The most interesting part about this for me is that social media has trained us to crave the feeling of story without the burden of plot. We don’t really need backstory or world-building. We just need the instant gratification of emotional proximity and the ability to jump in and out as we please.
And like… that’s kind of genius.
These clips hijack the same part of the brain that once got hooked on soap operas, reality TV, and messy Facebook relationship updates circa 2011. Except now, it’s portable, optimised, and never freaking ending. Which keeps the audience trapped in the hamster wheel of plotless drama.
It would appear that this very hamster wheel also has audiences participating.

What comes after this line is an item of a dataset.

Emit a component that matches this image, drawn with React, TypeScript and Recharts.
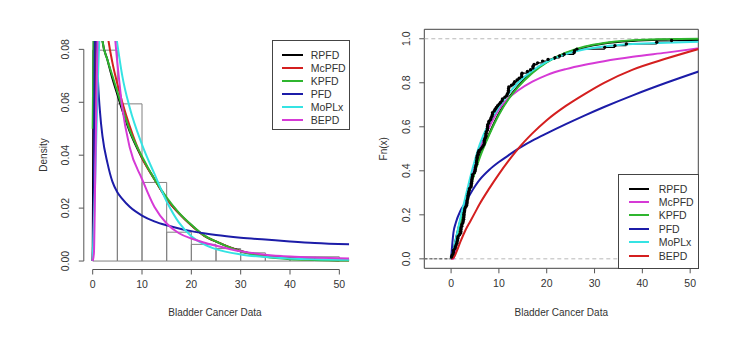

One look at the comments section tells you all you need to know. Chiming in like close friends, analysing like therapists, arguing over moral compasses.
This is, of course, all manufactured. Chaos is the whole point. Dana and the Wolf even describe their content as “art imitating life imitating content,” which is either genius, or the end of civilisation. Possibly both.
Because this isn’t just about them… it’s about all of us, and how we’ve come to prefer our emotions in short, consumable bursts. We want intensity without investment and drama without duration (thank you dating apps).
Act VI: The grand finale (for now)
It’s kind of crazy that this works. And it’s only getting better, really.
The acting, the cinematography, even the dialogue sounds real, because it is, or at least, it used to be. We’re witnessing the birth of a new format of entertainment, one where attention is the currency, intimacy is the product, and authenticity is the bait.
Soon, you probably won’t be able to tell what’s scripted. Or worse: you won’t care.
I’m not sure anymore.
But if you catch me watching Dana and the Wolf “Season 3 finale” like it's Succession, please throw my phone into the sea.